(Source code of charts)
►
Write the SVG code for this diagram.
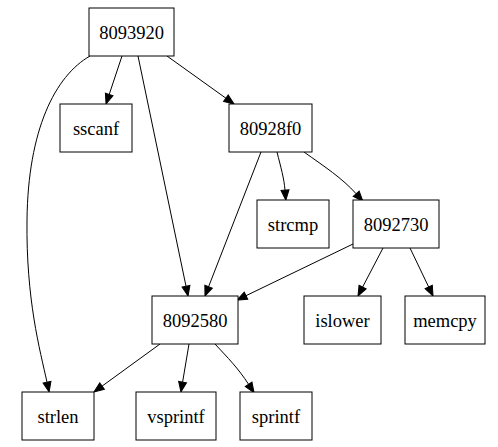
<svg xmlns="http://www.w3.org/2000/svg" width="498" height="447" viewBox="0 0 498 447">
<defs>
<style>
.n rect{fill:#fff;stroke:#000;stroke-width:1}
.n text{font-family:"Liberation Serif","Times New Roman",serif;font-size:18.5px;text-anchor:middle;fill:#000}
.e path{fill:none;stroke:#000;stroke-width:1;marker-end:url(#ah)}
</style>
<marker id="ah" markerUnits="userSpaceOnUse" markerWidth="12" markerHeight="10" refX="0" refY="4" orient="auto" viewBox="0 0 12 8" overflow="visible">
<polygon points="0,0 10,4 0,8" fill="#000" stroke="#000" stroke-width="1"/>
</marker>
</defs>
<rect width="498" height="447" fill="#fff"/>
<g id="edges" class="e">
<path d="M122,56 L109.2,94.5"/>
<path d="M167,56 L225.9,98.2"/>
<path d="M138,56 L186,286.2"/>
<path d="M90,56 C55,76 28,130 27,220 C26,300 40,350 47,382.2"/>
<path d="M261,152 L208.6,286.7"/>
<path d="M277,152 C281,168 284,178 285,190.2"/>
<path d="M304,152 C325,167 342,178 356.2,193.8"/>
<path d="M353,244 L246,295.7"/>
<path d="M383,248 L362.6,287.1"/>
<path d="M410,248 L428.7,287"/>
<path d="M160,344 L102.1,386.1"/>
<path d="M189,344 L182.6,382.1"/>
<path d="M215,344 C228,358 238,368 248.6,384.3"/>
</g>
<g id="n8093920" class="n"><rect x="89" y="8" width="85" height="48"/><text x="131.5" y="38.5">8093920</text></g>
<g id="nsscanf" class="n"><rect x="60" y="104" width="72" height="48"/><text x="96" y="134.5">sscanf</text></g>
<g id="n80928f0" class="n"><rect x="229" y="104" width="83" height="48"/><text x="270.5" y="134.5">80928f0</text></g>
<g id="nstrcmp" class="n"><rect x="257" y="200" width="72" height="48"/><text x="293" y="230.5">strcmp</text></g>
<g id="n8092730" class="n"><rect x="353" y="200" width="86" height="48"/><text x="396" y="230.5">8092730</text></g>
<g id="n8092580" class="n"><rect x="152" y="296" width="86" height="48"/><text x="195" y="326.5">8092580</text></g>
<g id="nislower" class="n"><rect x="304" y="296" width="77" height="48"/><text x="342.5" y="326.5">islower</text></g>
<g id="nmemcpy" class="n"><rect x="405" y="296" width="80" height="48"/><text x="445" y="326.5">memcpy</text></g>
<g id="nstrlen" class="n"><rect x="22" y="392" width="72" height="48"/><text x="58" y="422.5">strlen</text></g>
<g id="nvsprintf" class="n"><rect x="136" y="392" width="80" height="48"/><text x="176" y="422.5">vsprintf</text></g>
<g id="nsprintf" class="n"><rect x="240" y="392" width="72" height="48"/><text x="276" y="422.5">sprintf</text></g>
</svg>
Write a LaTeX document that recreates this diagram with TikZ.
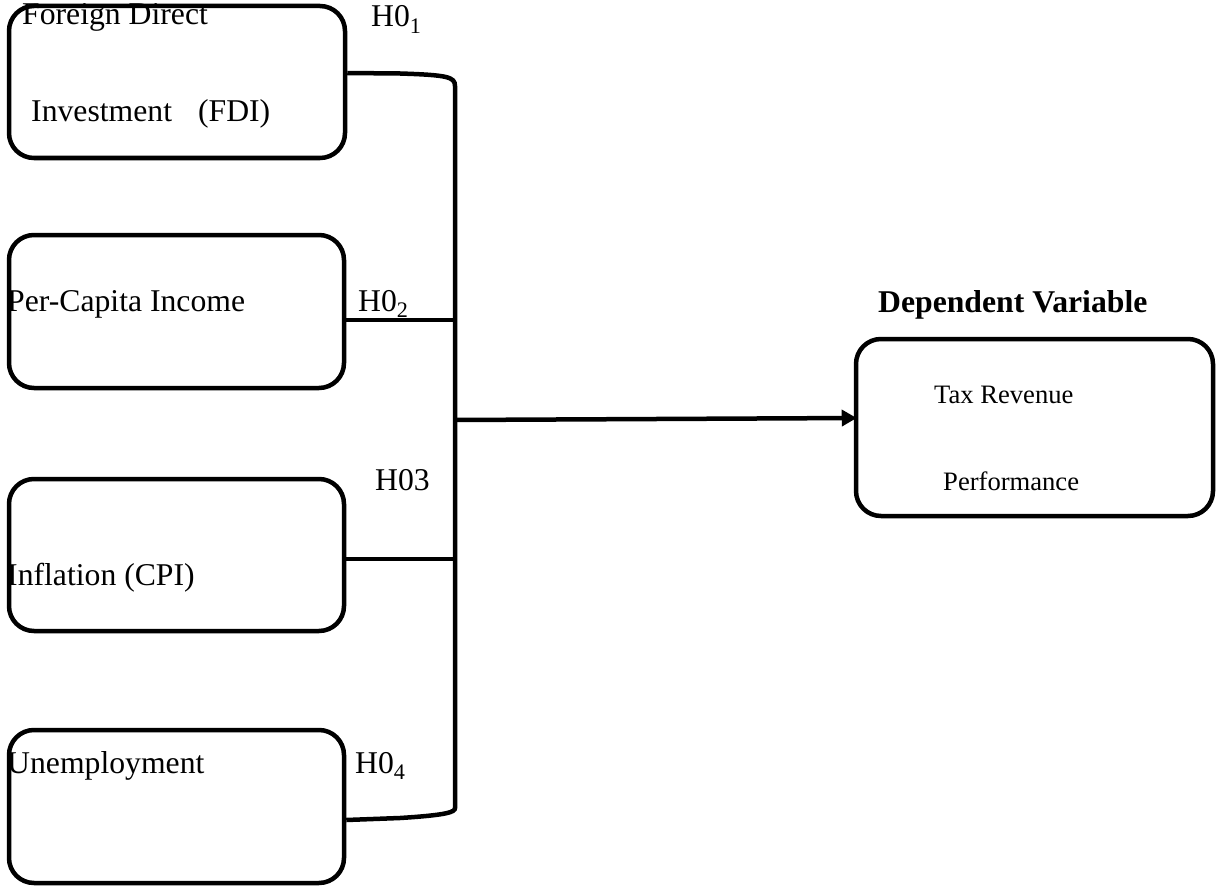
◄
*Set problem*: Leave out the pictures and give the rest of the records again exactly.

*Right answer*:
Write the SVG code for this diagram.
<svg xmlns="http://www.w3.org/2000/svg" width="498" height="447" viewBox="0 0 498 447">
<defs>
<style>
.n rect{fill:#fff;stroke:#000;stroke-width:1}
.n text{font-family:"Liberation Serif","Times New Roman",serif;font-size:18.5px;text-anchor:middle;fill:#000}
.e path{fill:none;stroke:#000;stroke-width:1;marker-end:url(#ah)}
</style>
<marker id="ah" markerUnits="userSpaceOnUse" markerWidth="12" markerHeight="10" refX="0" refY="4" orient="auto" viewBox="0 0 12 8" overflow="visible">
<polygon points="0,0 10,4 0,8" fill="#000" stroke="#000" stroke-width="1"/>
</marker>
</defs>
<rect width="498" height="447" fill="#fff"/>
<g id="edges" class="e">
<path d="M122,56 L109.2,94.5"/>
<path d="M167,56 L225.9,98.2"/>
<path d="M138,56 L186,286.2"/>
<path d="M90,56 C55,76 28,130 27,220 C26,300 40,350 47,382.2"/>
<path d="M261,152 L208.6,286.7"/>
<path d="M277,152 C281,168 284,178 285,190.2"/>
<path d="M304,152 C325,167 342,178 356.2,193.8"/>
<path d="M353,244 L246,295.7"/>
<path d="M383,248 L362.6,287.1"/>
<path d="M410,248 L428.7,287"/>
<path d="M160,344 L102.1,386.1"/>
<path d="M189,344 L182.6,382.1"/>
<path d="M215,344 C228,358 238,368 248.6,384.3"/>
</g>
<g id="n8093920" class="n"><rect x="89" y="8" width="85" height="48"/><text x="131.5" y="38.5">8093920</text></g>
<g id="nsscanf" class="n"><rect x="60" y="104" width="72" height="48"/><text x="96" y="134.5">sscanf</text></g>
<g id="n80928f0" class="n"><rect x="229" y="104" width="83" height="48"/><text x="270.5" y="134.5">80928f0</text></g>
<g id="nstrcmp" class="n"><rect x="257" y="200" width="72" height="48"/><text x="293" y="230.5">strcmp</text></g>
<g id="n8092730" class="n"><rect x="353" y="200" width="86" height="48"/><text x="396" y="230.5">8092730</text></g>
<g id="n8092580" class="n"><rect x="152" y="296" width="86" height="48"/><text x="195" y="326.5">8092580</text></g>
<g id="nislower" class="n"><rect x="304" y="296" width="77" height="48"/><text x="342.5" y="326.5">islower</text></g>
<g id="nmemcpy" class="n"><rect x="405" y="296" width="80" height="48"/><text x="445" y="326.5">memcpy</text></g>
<g id="nstrlen" class="n"><rect x="22" y="392" width="72" height="48"/><text x="58" y="422.5">strlen</text></g>
<g id="nvsprintf" class="n"><rect x="136" y="392" width="80" height="48"/><text x="176" y="422.5">vsprintf</text></g>
<g id="nsprintf" class="n"><rect x="240" y="392" width="72" height="48"/><text x="276" y="422.5">sprintf</text></g>
</svg>
Write a LaTeX document that recreates this diagram with TikZ.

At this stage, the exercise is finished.